1回戦、2回戦は(結果が)いい人悪い人分かれてしまったのですが、本当にきょうは全員が良くて、河野(貴大、スポ1=東京・東農大一)だけ負けたんですけど、その河野もすごく内容のいい走行で皆がんばって気持ち良く終われた試合だったので良かったかなと思います。

――優勝ということですがいまのお気持ちは

いつもから試合に出ている人だけではなく、普段から試合に出ている畠山(聖、スポ4=茨城・常総学院)がいない中でも団体戦で勝てたというのは収穫でした。初めての馬でも皆上手く飛んでいて、これを自信にしてこれからも頑張って欲しいなと思います。

――オーダーで意識されたことは

この人にはこの馬が合うなという相性があったので、そこを上手く僕が畠山と電話したりして相談して決めたのがすごく決勝戦では嵌ったのが良かったかと思います。

――全日本学生大会(全日本)に向けてはいかがですか

今回(出ている馬で全日本でも)使う馬は少しいますが、関東からゆっくり休んでいた馬を調整試合が何試合かあるのでそこでしっかり試合勘を馬に取り戻させて、全日本に向けて調整をしっかりしていきたいです。3種目総合3位内に入れるように頑張りたいと思います。

大澤佳純(教3=神奈川・桐蔭学園)

――1回戦を振り返っていかがでしたか

自分の馬で1勝するというのが目標で、自馬で3頭勝っていれば貸与馬に乗る3人がもし崩れてしまった時でもなんとか勝てると思っていました。
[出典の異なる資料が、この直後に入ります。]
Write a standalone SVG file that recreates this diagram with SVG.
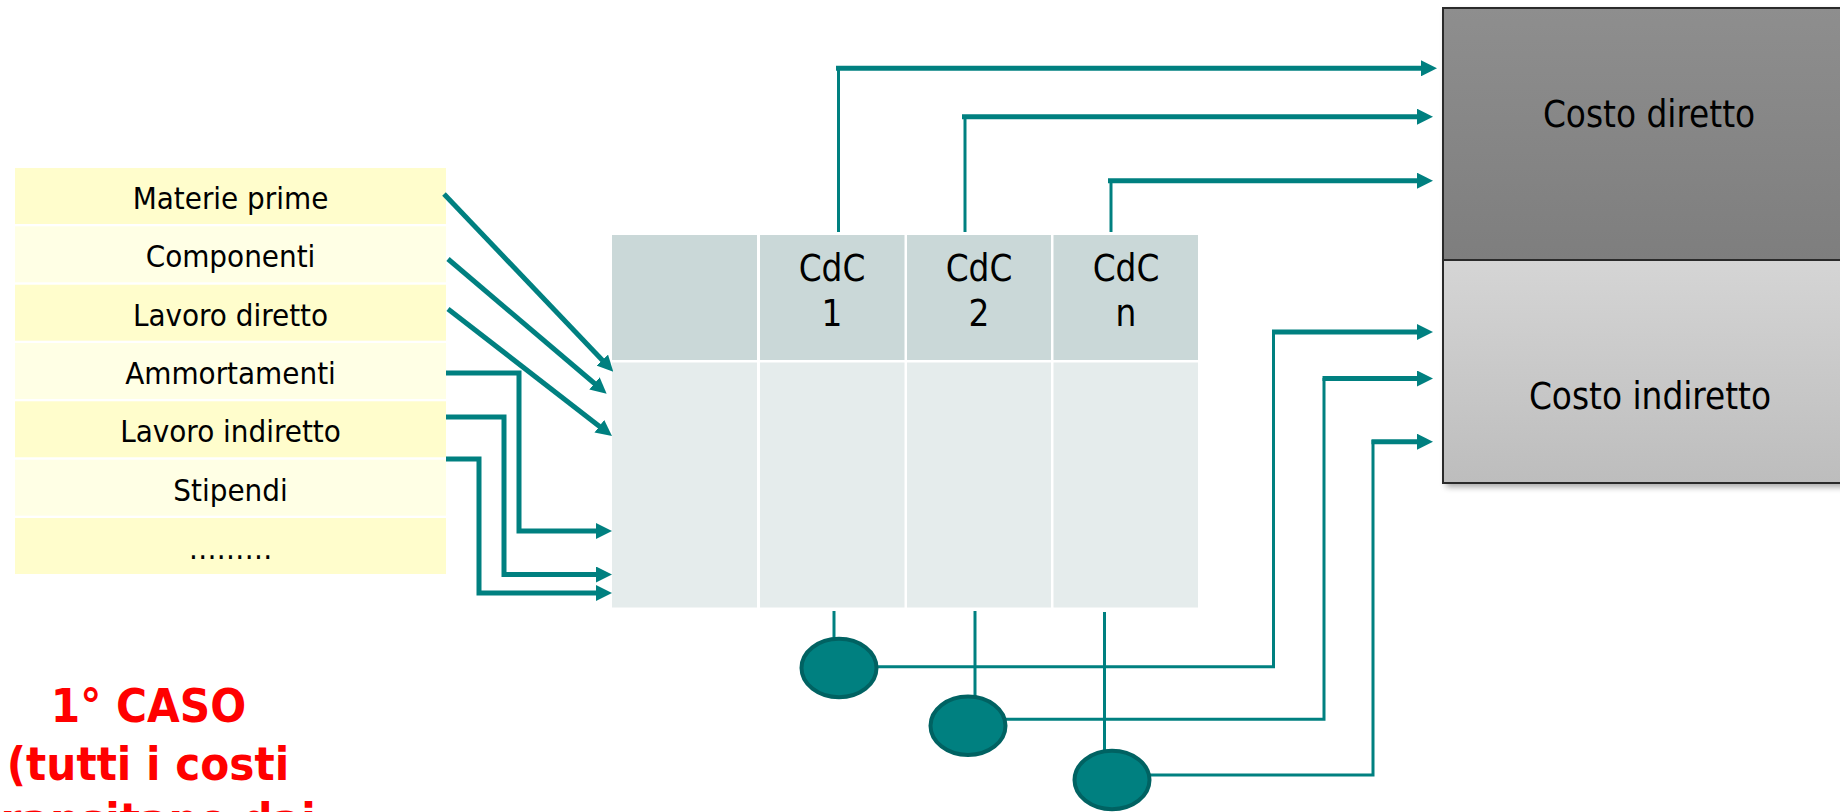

自分が勝ち点1を稼ぐことが第一だと思っていたので、その点は達成できてよかったと思っています。

――2回戦を振り返っていかがでしたか

ほとんど1回戦と同じ気持ちで、自分がしっかり走行して勝ち点を確実に稼ぐということを考えて走行していました。

――2回戦、馬の調子はいかがでしたか

100㎝までしか出たことがない馬で105㎝は初めてだったのですが、すごい良く頑張ってくれて足なども悪くなることなく調子よく頑張ってくれました。

――決勝戦は相手が日大ということもありましたがどのような気持ちで臨まれましたか

まずはワセダの馬3頭に頑張ってもらってそこで確実に勝ち点を取って、私自身は日大の馬に乗って、馬が難しいというのもあったし、初めて乗る馬なのでしっかりゴールを切ることを目標に頑張っていました。

――結果を振り返っていかがでしたか

ゴールを切れた点は良かったのですが、内容的には日大の方の方が良かったですし、私のせいで馬にも負担をかけてしまったので、もう少し自身のレベルアップをして来年はもっと高いクオリティで対戦できるように頑張っていきたいと思っています。

――最優秀選手ということでしたが、いまのお気持ちは

自分が最優秀選手賞だとは思っていなかったので驚いてはいるのですが、率直にいうと嬉しいです。

――次戦に向けてはいかがですか

来週早学戦で、乗る馬は今回と全く違うのですがまた障害の試合に私はいつも練習している馬で出るので、練習の成果をしっかり出せるように頑張っていきたいと思っています。